Cedars Access Issues Working Group


Rethinking Preservation Description Information (PDI) for the Cedars project

Cedars Project Document AIW03

Michael Day
UKOLN: The UK Office for Library and Information Networking, University of Bath, Bath BA2 7AY, UK.
m.day@ukoln.ac.uk
http://www.ukoln.ac.uk/

Status: Draft

Last update: 20-May-1999

Created: 21-Mar-1999

Availability: Project

1. Introduction

Cedars Project Document AIW02 (Stone and Day 1999) was an attempt to define metadata elements for use in the Cedars project. The first draft of AIW02 was based on an analysis of the selected initiatives identified in Cedars Project Document AIW01 (Day 1998) and the proposed elements were intended to broadly conform with the reference model for an Open Archival Information System (OAIS) being developed by ISO (Reich and Sawyer 1999). This document (AIW03) attempts to refine and further develop the definitions of Preservation Description Information (PDI) metadata elements produced in AIW02.

2. PDI and Descriptive Information

One initial issue was defining the exact relationship between PDI and Descriptive Information. The OAIS document defines Descriptive Information as the "set of information, consisting primarily of Package Descriptions, which is provided to Data Management to support the finding of the preserved information by consumers" (Reich and Sawyer 1999, p. 9). PDI, on the other hand, is defined as "information necessary to adequately preserve the Content Information" and is characterised as Reference, Context, Provenance and Fixity Information (Reich and Sawyer 1999, p. 11). The same information (metadata) may - depending upon its function - be seen either as PDI or Descriptive information. So, for example, PDI Reference Information will usually contain titles or identifiers that could also be used for resource discovery purposes.

On the other hand, in the OAIS model PDI and Descriptive Information exist at different levels. PDI describes Content Information while Descriptive Information describes a whole Information Package. In OAIS terms, each Archival Information Package (AIP) "is associated with a structured form of Descriptive Information called the Package description" (Reich and Sawyer, p. 61).

The Package Description must contain at least one Associated Description that supplies data for a Retrieval Aid that allows authorized users to retrieve the Content Information and PDI described by the Package Description. This Retrieval Aid is generally part [of] the Archival Storage functional area and translates from the unique identifier assigned by the OAIS to identify the AISP into the set of operations and filenames needed to retrieve the AIP from the file management system used in Archival Storage and returns the Content Information and PDI for the requested AIP (ibid., pp. 61-62).

The Package Descriptions need to be used for both resource discovery (OAIS Finding Aids) and for Ordering Aids that allow users "to specify transformations to be applied to the AIPs prior to dissemination".

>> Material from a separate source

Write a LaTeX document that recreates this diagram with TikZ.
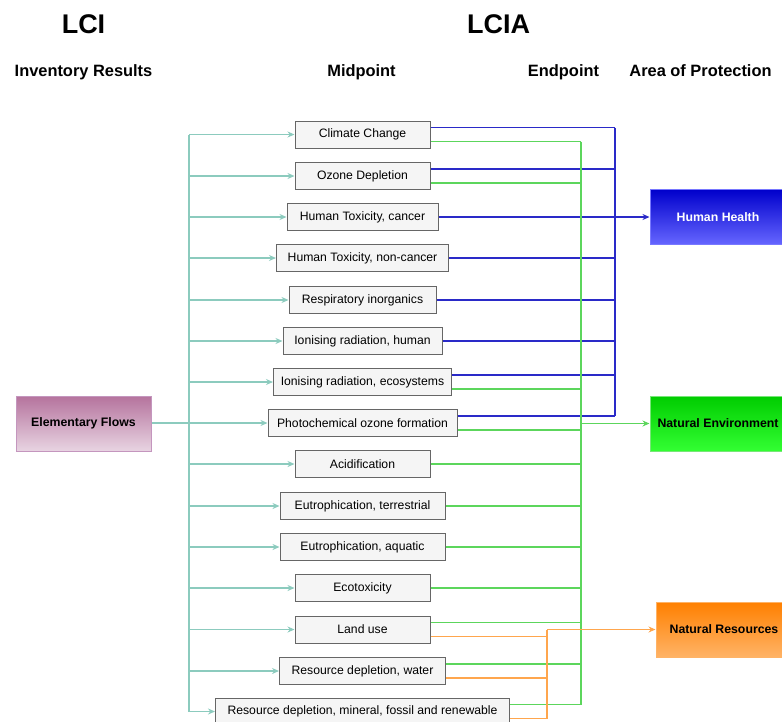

This implies that PDI and Package Descriptions need to be kept distinct.

3. Relationship with Dublin Core

Many of the elements identified as PDI or Descriptive Information within Cedars AIW02 bear a close resemblance to those that exist within other description schemas. Most descriptive bibliographic-type information could be handled using existing formats and tools, e.g. using TEI headers or MARC. It is important that Cedars does not spend too much time re-inventing wheels.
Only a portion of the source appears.